Charts and diagrams as code

>> start

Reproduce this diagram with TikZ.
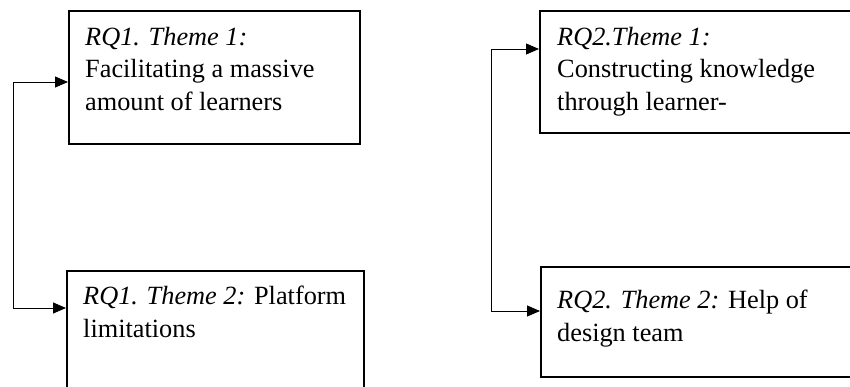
\documentclass[tikz,border=0pt]{standalone}
\usepackage{fontspec}
\setmainfont{Liberation Serif}
\usetikzlibrary{arrows.meta}
\begin{document}
\begin{tikzpicture}[x=1pt,y=-1pt,
  box/.style={draw, line width=1.8pt, rectangle, anchor=north west, inner sep=0pt},
  txt/.style={anchor=north west, inner sep=0pt, align=left, font=\fontsize{26.3}{32.5}\selectfont},
  conn/.style={line width=0.9pt},
  arr/.style={conn, -{Triangle[length=13pt,width=11pt]}}]
\useasboundingbox (0,0) rectangle (850,387);
\clip (0,0) rectangle (850,387);
\fill[white] (0,0) rectangle (850,387);
% boxes
\node[box, minimum width=291pt, minimum height=133pt] (b1) at (68,10) {};
\node[box, minimum width=297pt, minimum height=160pt] (b2) at (66,270) {};
\node[box, minimum width=340pt, minimum height=122pt] (b3) at (539,10) {};
\node[box, minimum width=340pt, minimum height=110pt] (b4) at (540,266) {};
% texts
\node[txt] (t1) at (85,27) {\textit{RQ1. Theme 1:}\\Facilitating a massive\\amount of learners};
\node[txt] (t2) at (83,286) {\textit{RQ1. Theme 2:} Platform\\limitations};
\node[txt] (t3) at (557,27) {\textit{RQ2.Theme 1:}\\Constructing knowledge\\through learner-};
\node[txt] (t4) at (557,290) {\textit{RQ2. Theme 2:} Help of\\design team};
% connectors
\coordinate (l1) at (13,82);
\coordinate (l2) at (13,308);
\coordinate (r1) at (491,49);
\coordinate (r2) at (491,311);
\draw[arr] (l2) -- (l1) -- (l1 -| b1.west);
\draw[arr] (l2) -- (l2 -| b2.west);
\draw[arr] (r2) -- (r1) -- (r1 -| b3.west);
\draw[arr] (r2) -- (r2 -| b4.west);
\end{tikzpicture}
\end{document}
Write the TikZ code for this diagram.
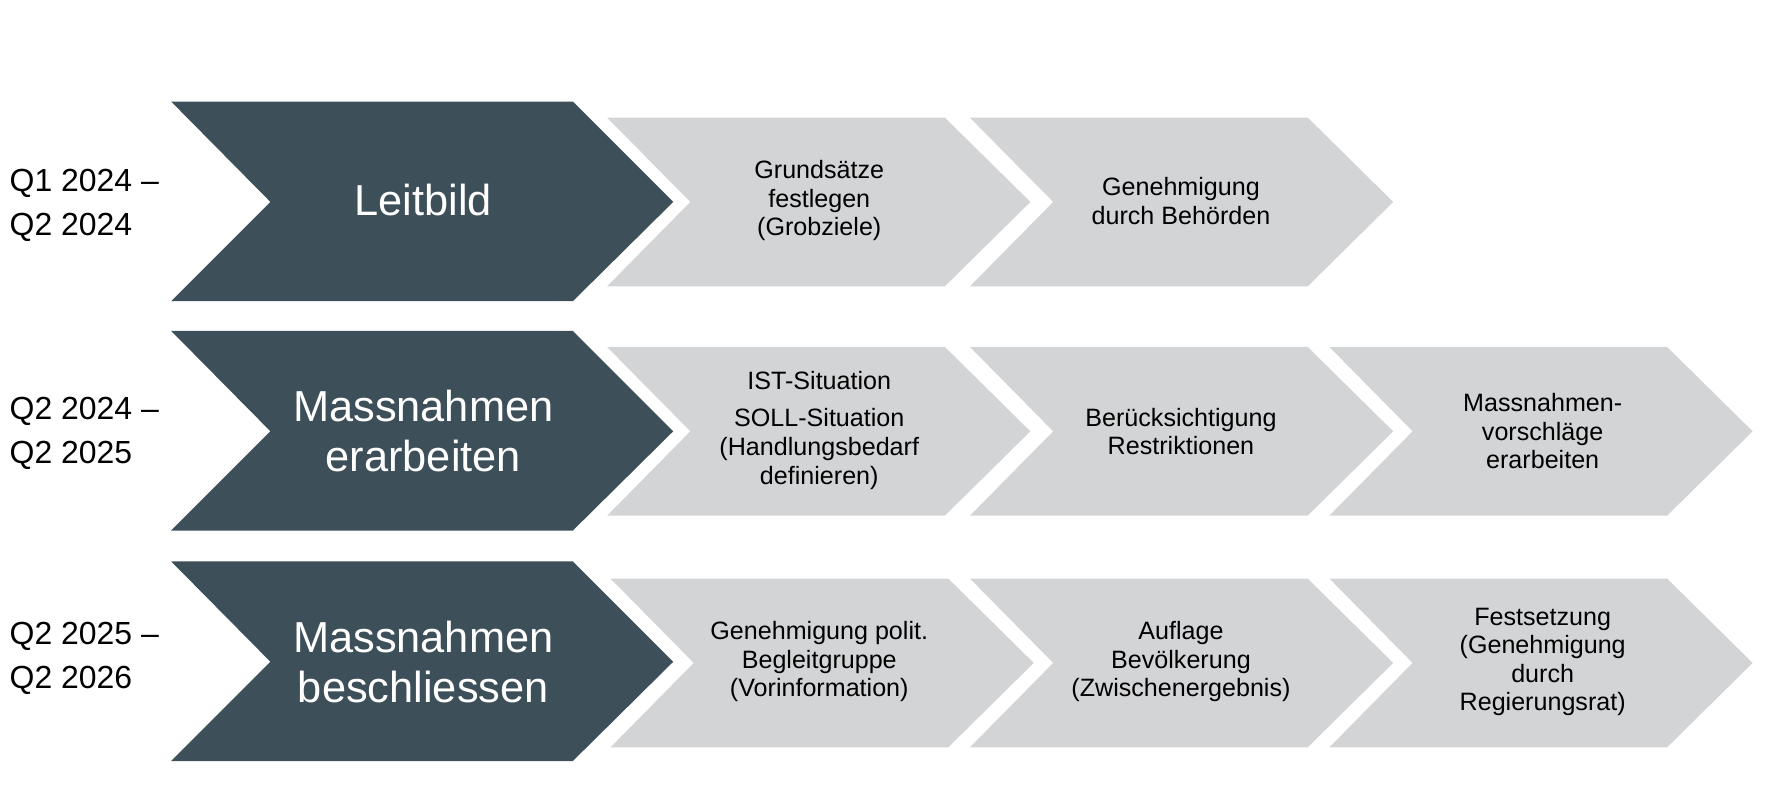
\documentclass[tikz,border=0pt]{standalone}
\usepackage{fontspec}
\setmainfont{Liberation Sans}
\definecolor{darkc}{HTML}{3D4F59}
\definecolor{greyc}{HTML}{D3D4D6}
\begin{document}
\begin{tikzpicture}[x=1pt,y=-1pt,
  lbl/.style={align=center,font=\fontsize{22}{25}\selectfont},
  big/.style={align=center,text=white,font=\fontsize{38}{44}\selectfont},
  quart/.style={align=left,anchor=west,font=\fontsize{28}{39}\selectfont},
  dchev/.style={fill=darkc},
  gchev/.style={fill=greyc}]
\useasboundingbox (0,0) rectangle (1560,701);
\foreach \yc in {177,378,580}{
  \fill[darkc] (150,\yc-88) -- (502,\yc-88) -- (590,\yc) -- (502,\yc+87) -- (150,\yc+87) -- (237,\yc) -- cycle;
}
\foreach \xc/\yc in {532/177,850/177,532/378,850/378,1165/378,535/581,850/581,1165/581}{
  \fill[greyc] (\xc,\yc-74) -- (\xc+296,\yc-74) -- (\xc+371,\yc) -- (\xc+296,\yc+74) -- (\xc,\yc+74) -- (\xc+73,\yc) -- cycle;
}
% row 1
\node[big] (r1) at (371,175) {Leitbild};
\node[quart] (q1) at (5,180) {Q1 2024 –\\Q2 2024};
\node[lbl] (a1) at (718,176) {Grundsätze\\festlegen\\(Grobziele)};
\node[lbl] (a2) at (1035,176) {Genehmigung\\durch Behörden};
% row 2
\node[big] (r2) at (371,378) {Massnahmen\\erarbeiten};
\node[quart] (q2) at (5,380) {Q2 2024 –\\Q2 2025};
\node[lbl] (b1) at (718,377) {IST-Situation\\[8pt]SOLL-Situation\\(Handlungsbedarf\\definieren)};
\node[lbl] (b2) at (1035,378) {Berücksichtigung\\Restriktionen};
\node[lbl] (b3) at (1352,378) {Massnahmen-\\vorschläge\\erarbeiten};
% row 3
\node[big] (r3) at (371,580) {Massnahmen\\beschliessen};
\node[quart] (q3) at (5,577) {Q2 2025 –\\Q2 2026};
\node[lbl] (c1) at (718,580) {Genehmigung polit.\\Begleitgruppe\\(Vorinformation)};
\node[lbl] (c2) at (1035,580) {Auflage\\Bevölkerung\\(Zwischenergebnis)};
\node[lbl] (c3) at (1352,580) {Festsetzung\\(Genehmigung\\durch\\Regierungsrat)};
\end{tikzpicture}
\end{document}
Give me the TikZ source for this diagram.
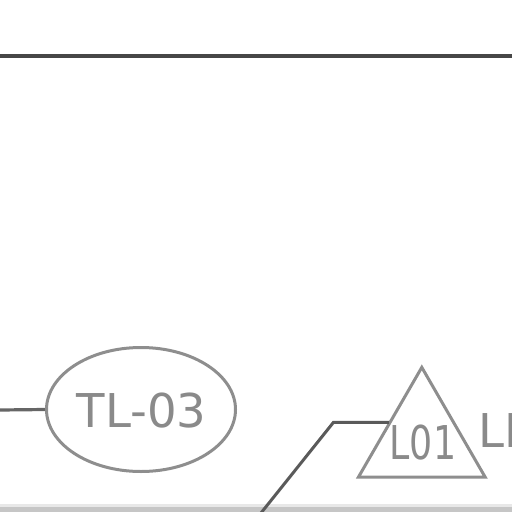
\documentclass[tikz,border=0pt]{standalone}
\usepackage{fontspec}
\setmainfont{DejaVu Sans}
\usetikzlibrary{shapes.geometric}
\definecolor{txtgray}{HTML}{8A8A8A}
\definecolor{shapegray}{HTML}{8E8E8E}
\definecolor{topline}{HTML}{474747}
\definecolor{leftline}{HTML}{666666}
\definecolor{connline}{HTML}{5A5A5A}
\definecolor{bandlight}{HTML}{E8E8E8}
\definecolor{banddark}{HTML}{C6C6C6}
\tikzset{
  bigtext/.style={font=\fontsize{46.6}{50}\selectfont, text=txtgray, inner sep=0pt},
  tagshape/.style={draw=shapegray, line width=3pt, inner sep=0pt},
}
\begin{document}
\begin{tikzpicture}[x=1pt,y=-1pt]
\useasboundingbox (0,0) rectangle (512,512);
\clip (0,0) rectangle (512,512);
% bottom band
\fill[bandlight] (0,504) rectangle (512,507);
\fill[banddark] (0,507) rectangle (512,512);
% top line
\coordinate (tl) at (0,56);
\coordinate (tr) at (512,56);
\draw[topline, line width=3.2pt] (tl) -- (tr);
% ellipse
\node[tagshape, ellipse, minimum width=189pt, minimum height=124pt] (tl03) at (141,409.5) {};
\node[bigtext, anchor=base] (tl03t) at (141.5,427) {TL-03};
\coordinate (leftend) at (0,410);
\draw[leftline, line width=3.2pt] (leftend) -- (tl03.west);
% triangle
\node[tagshape, regular polygon, regular polygon sides=3, minimum size=146.5pt] (tri) at (421.8,440.6) {};
\node[bigtext, anchor=base] (l01) at (423,459) {\scalebox{0.78}[1]{L01}};
\node[bigtext, anchor=base west] (li) at (478.5,447) {LI};
% connector
\coordinate (cbot) at (261,513);
\coordinate (cbend) at (333.5,422.3);
\draw[connline, line width=3pt, line join=miter] (cbot) -- (cbend) -- (cbend -| tri.150);
\end{tikzpicture}
\end{document}
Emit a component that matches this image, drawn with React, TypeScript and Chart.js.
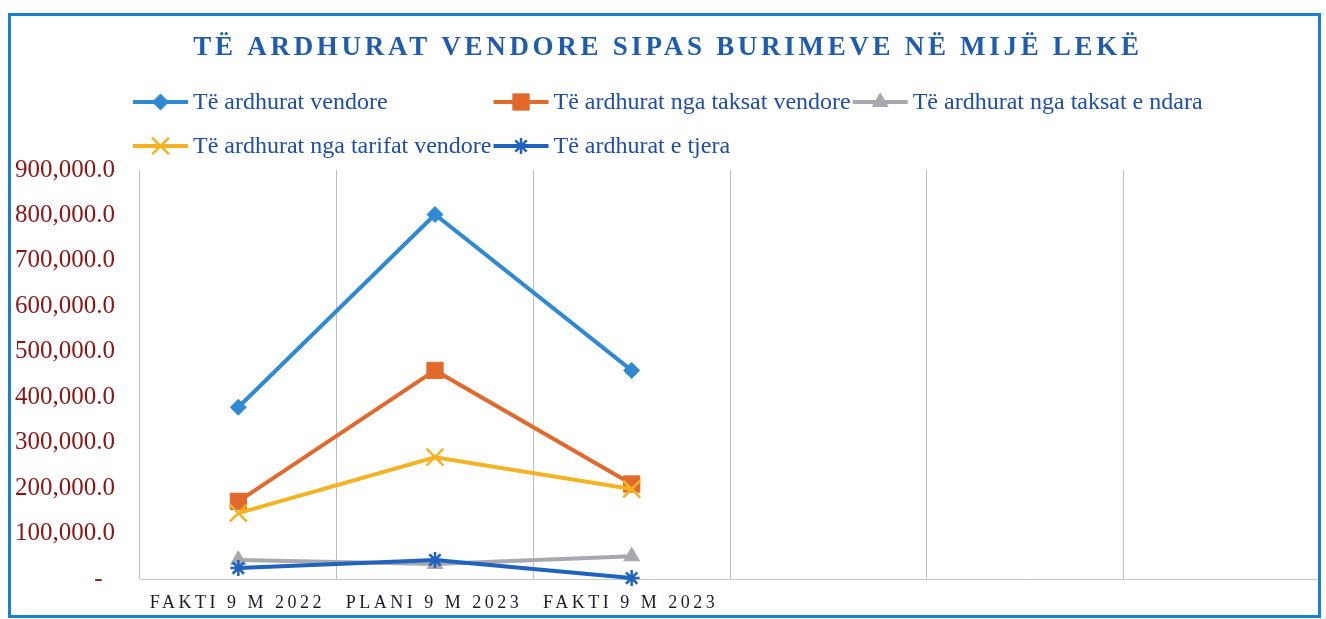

>> end

### Your instructions:
From the listing, extract all text exactly as given and drop any picture.

### Exercise output:
Reproduce this diagram with TikZ.
\documentclass[tikz,border=0pt]{standalone}
\usepackage{fontspec}
\setmainfont{Liberation Serif}
\usetikzlibrary{arrows.meta}
\begin{document}
\begin{tikzpicture}[x=1pt,y=-1pt,
  box/.style={draw, line width=1.8pt, rectangle, anchor=north west, inner sep=0pt},
  txt/.style={anchor=north west, inner sep=0pt, align=left, font=\fontsize{26.3}{32.5}\selectfont},
  conn/.style={line width=0.9pt},
  arr/.style={conn, -{Triangle[length=13pt,width=11pt]}}]
\useasboundingbox (0,0) rectangle (850,387);
\clip (0,0) rectangle (850,387);
\fill[white] (0,0) rectangle (850,387);
% boxes
\node[box, minimum width=291pt, minimum height=133pt] (b1) at (68,10) {};
\node[box, minimum width=297pt, minimum height=160pt] (b2) at (66,270) {};
\node[box, minimum width=340pt, minimum height=122pt] (b3) at (539,10) {};
\node[box, minimum width=340pt, minimum height=110pt] (b4) at (540,266) {};
% texts
\node[txt] (t1) at (85,27) {\textit{RQ1. Theme 1:}\\Facilitating a massive\\amount of learners};
\node[txt] (t2) at (83,286) {\textit{RQ1. Theme 2:} Platform\\limitations};
\node[txt] (t3) at (557,27) {\textit{RQ2.Theme 1:}\\Constructing knowledge\\through learner-};
\node[txt] (t4) at (557,290) {\textit{RQ2. Theme 2:} Help of\\design team};
% connectors
\coordinate (l1) at (13,82);
\coordinate (l2) at (13,308);
\coordinate (r1) at (491,49);
\coordinate (r2) at (491,311);
\draw[arr] (l2) -- (l1) -- (l1 -| b1.west);
\draw[arr] (l2) -- (l2 -| b2.west);
\draw[arr] (r2) -- (r1) -- (r1 -| b3.west);
\draw[arr] (r2) -- (r2 -| b4.west);
\end{tikzpicture}
\end{document}
Write the TikZ code for this diagram.
\documentclass[tikz,border=0pt]{standalone}
\usepackage{fontspec}
\setmainfont{Liberation Sans}
\definecolor{darkc}{HTML}{3D4F59}
\definecolor{greyc}{HTML}{D3D4D6}
\begin{document}
\begin{tikzpicture}[x=1pt,y=-1pt,
  lbl/.style={align=center,font=\fontsize{22}{25}\selectfont},
  big/.style={align=center,text=white,font=\fontsize{38}{44}\selectfont},
  quart/.style={align=left,anchor=west,font=\fontsize{28}{39}\selectfont},
  dchev/.style={fill=darkc},
  gchev/.style={fill=greyc}]
\useasboundingbox (0,0) rectangle (1560,701);
\foreach \yc in {177,378,580}{
  \fill[darkc] (150,\yc-88) -- (502,\yc-88) -- (590,\yc) -- (502,\yc+87) -- (150,\yc+87) -- (237,\yc) -- cycle;
}
\foreach \xc/\yc in {532/177,850/177,532/378,850/378,1165/378,535/581,850/581,1165/581}{
  \fill[greyc] (\xc,\yc-74) -- (\xc+296,\yc-74) -- (\xc+371,\yc) -- (\xc+296,\yc+74) -- (\xc,\yc+74) -- (\xc+73,\yc) -- cycle;
}
% row 1
\node[big] (r1) at (371,175) {Leitbild};
\node[quart] (q1) at (5,180) {Q1 2024 –\\Q2 2024};
\node[lbl] (a1) at (718,176) {Grundsätze\\festlegen\\(Grobziele)};
\node[lbl] (a2) at (1035,176) {Genehmigung\\durch Behörden};
% row 2
\node[big] (r2) at (371,378) {Massnahmen\\erarbeiten};
\node[quart] (q2) at (5,380) {Q2 2024 –\\Q2 2025};
\node[lbl] (b1) at (718,377) {IST-Situation\\[8pt]SOLL-Situation\\(Handlungsbedarf\\definieren)};
\node[lbl] (b2) at (1035,378) {Berücksichtigung\\Restriktionen};
\node[lbl] (b3) at (1352,378) {Massnahmen-\\vorschläge\\erarbeiten};
% row 3
\node[big] (r3) at (371,580) {Massnahmen\\beschliessen};
\node[quart] (q3) at (5,577) {Q2 2025 –\\Q2 2026};
\node[lbl] (c1) at (718,580) {Genehmigung polit.\\Begleitgruppe\\(Vorinformation)};
\node[lbl] (c2) at (1035,580) {Auflage\\Bevölkerung\\(Zwischenergebnis)};
\node[lbl] (c3) at (1352,580) {Festsetzung\\(Genehmigung\\durch\\Regierungsrat)};
\end{tikzpicture}
\end{document}
Give me the TikZ source for this diagram.
\documentclass[tikz,border=0pt]{standalone}
\usepackage{fontspec}
\setmainfont{DejaVu Sans}
\usetikzlibrary{shapes.geometric}
\definecolor{txtgray}{HTML}{8A8A8A}
\definecolor{shapegray}{HTML}{8E8E8E}
\definecolor{topline}{HTML}{474747}
\definecolor{leftline}{HTML}{666666}
\definecolor{connline}{HTML}{5A5A5A}
\definecolor{bandlight}{HTML}{E8E8E8}
\definecolor{banddark}{HTML}{C6C6C6}
\tikzset{
  bigtext/.style={font=\fontsize{46.6}{50}\selectfont, text=txtgray, inner sep=0pt},
  tagshape/.style={draw=shapegray, line width=3pt, inner sep=0pt},
}
\begin{document}
\begin{tikzpicture}[x=1pt,y=-1pt]
\useasboundingbox (0,0) rectangle (512,512);
\clip (0,0) rectangle (512,512);
% bottom band
\fill[bandlight] (0,504) rectangle (512,507);
\fill[banddark] (0,507) rectangle (512,512);
% top line
\coordinate (tl) at (0,56);
\coordinate (tr) at (512,56);
\draw[topline, line width=3.2pt] (tl) -- (tr);
% ellipse
\node[tagshape, ellipse, minimum width=189pt, minimum height=124pt] (tl03) at (141,409.5) {};
\node[bigtext, anchor=base] (tl03t) at (141.5,427) {TL-03};
\coordinate (leftend) at (0,410);
\draw[leftline, line width=3.2pt] (leftend) -- (tl03.west);
% triangle
\node[tagshape, regular polygon, regular polygon sides=3, minimum size=146.5pt] (tri) at (421.8,440.6) {};
\node[bigtext, anchor=base] (l01) at (423,459) {\scalebox{0.78}[1]{L01}};
\node[bigtext, anchor=base west] (li) at (478.5,447) {LI};
% connector
\coordinate (cbot) at (261,513);
\coordinate (cbend) at (333.5,422.3);
\draw[connline, line width=3pt, line join=miter] (cbot) -- (cbend) -- (cbend -| tri.150);
\end{tikzpicture}
\end{document}
Emit a component that matches this image, drawn with React, TypeScript and Chart.js.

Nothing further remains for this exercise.